Beef bulls are start breeding at around a year of age, and can breed for as long as 5 to 15 years of age, depending on his temperament, structural soundness and fertility. The breeding season for cow-calf operations can be any time of the year, however timing of breeding determines the time of year calves are born. Breeding season in the spring gives calves born in the late winter; cows bred in late summer means calves born in mid-spring. Breeding season usually lasts for around 90 days, however it can vary by more or less a month for some operations. Others may have a year-round breeding operation.
Calves are weaned off a few months later after the breeding season, usually when they are around 6 months of age, sometimes older. Conventional weaning practices still have cows and calves separated so that they no longer have contact with each other, and calves are sold off via the truck, or raised elsewhere where they cannot hear, smell or see their mothers. Both are quite stressful for both cows and calves, so some producers have opted for more stress-free weaning practices such as natural weaning where cows are expected to kick off their calves once they are getting close to calving, or fence-line weaning where a calf is able to smell and see his mother, but not touch or try to suckle. Most calves, once weaned, are sold into the start of beef production (see backgrounding and feedlot.)
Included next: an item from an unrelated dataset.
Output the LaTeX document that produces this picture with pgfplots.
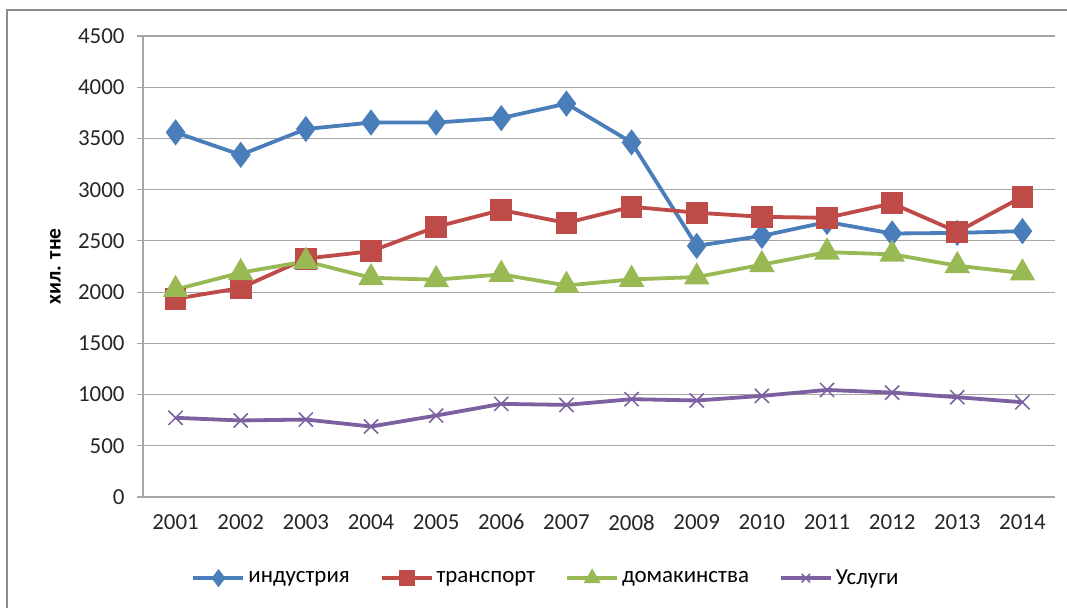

Calving should be a process where the cows are able to do it all themselves without much help. Bull and cow selection helps with that, but so does good management. Cows and bred heifers need to be checked regularly for any calving difficulty problems or issues with females being able to bond with their calf. A large-animal veterinarian should be on speed-dial in case there’s problems a producer can’t handle by themselves.
Overall, cow-calf can be a big responsibility with much to manage and plan. Good planning and good management will make things easier and better for raising a cow-calf herd, no matter the size.